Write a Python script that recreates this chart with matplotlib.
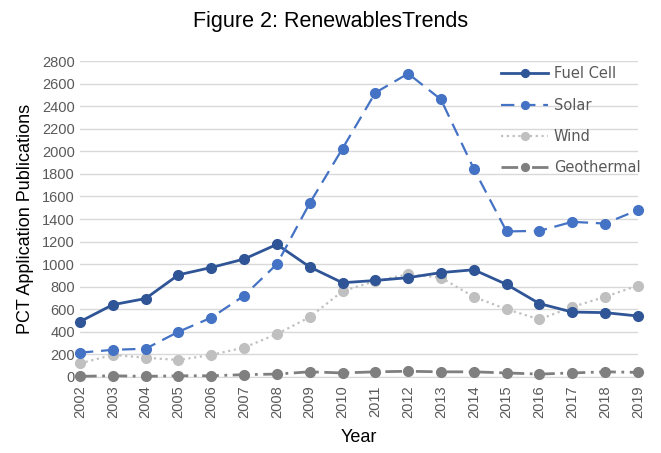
import matplotlib.pyplot as plt
from matplotlib import font_manager

years = list(range(2002, 2020))
fuel_cell = [490, 640, 695, 905, 970, 1045, 1175, 975, 835, 855, 880, 925, 950, 820, 650, 575, 570, 540]
solar = [215, 240, 250, 400, 525, 720, 1000, 1540, 2025, 2520, 2690, 2460, 1845, 1290, 1295, 1375, 1360, 1480]
wind = [120, 195, 170, 150, 195, 260, 380, 530, 760, 850, 910, 880, 710, 600, 510, 620, 710, 810]
geothermal = [5, 10, 5, 10, 10, 20, 25, 45, 35, 45, 50, 45, 45, 35, 25, 35, 45, 40]

names = {f.name for f in font_manager.fontManager.ttflist}
narrow = 'Liberation Sans Narrow' if 'Liberation Sans Narrow' in names else 'Liberation Sans'

fig = plt.figure(figsize=(6.61, 4.53), dpi=100)
ax = fig.add_axes([0.121, 0.168, 0.844, 0.697])

ax.plot(years, fuel_cell, color='#2F5597', lw=2, marker='o', ms=7, label='Fuel Cell', clip_on=False, zorder=4)
ax.plot(years, solar, color='#4472C4', lw=1.6, ls=(0, (6, 3.5)), marker='o', ms=7, label='Solar', clip_on=False, zorder=4)
ax.plot(years, wind, color='#C0C0C0', lw=1.6, ls=(0, (1, 1.6)), marker='o', ms=7, label='Wind', clip_on=False, zorder=3)
ax.plot(years, geothermal, color='#7F7F7F', lw=2, ls=(0, (6, 2, 1, 2)), marker='o', ms=7, label='Geothermal', clip_on=False, zorder=3)

ax.set_xlim(2002, 2019)
ax.set_ylim(0, 2800)
ax.set_yticks(range(0, 2801, 200))
ax.set_xticks(years)
ax.set_xticklabels([str(y) for y in years], rotation=90)
ax.grid(axis='y', color='#D9D9D9', lw=1)
ax.set_axisbelow(True)
for s in ['top', 'right', 'left']:
    ax.spines[s].set_visible(False)
ax.spines['bottom'].set_color('#D9D9D9')
ax.tick_params(axis='both', length=0, labelsize=10.5, labelcolor='#595959')
ax.tick_params(axis='x', pad=6)
for lab in ax.get_xticklabels() + ax.get_yticklabels():
    lab.set_fontfamily(narrow)

ax.set_xlabel('Year', fontsize=13, family=narrow, labelpad=8)
ax.set_ylabel('PCT Application Publications', fontsize=13, family=narrow, labelpad=6)
fig.suptitle('Figure 2: RenewablesTrends', fontsize=15.5, family=narrow, y=0.975)

leg = ax.legend(loc='upper right', bbox_to_anchor=(1.028, 1.025), frameon=False, fontsize=10.5,
                labelspacing=1.12, handlelength=3.2, handletextpad=0.4, labelcolor='#595959',
                markerscale=0.8)

plt.savefig('out.png', dpi=100)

## Task goal
Only the lines from the top of the data through the line with "from matplotlib import font_manager" should be quoted, exactly and with both ends kept; skip the pictures.

## Solution to this task
Write a Python script that recreates this chart with matplotlib.
import matplotlib.pyplot as plt
from matplotlib import font_manager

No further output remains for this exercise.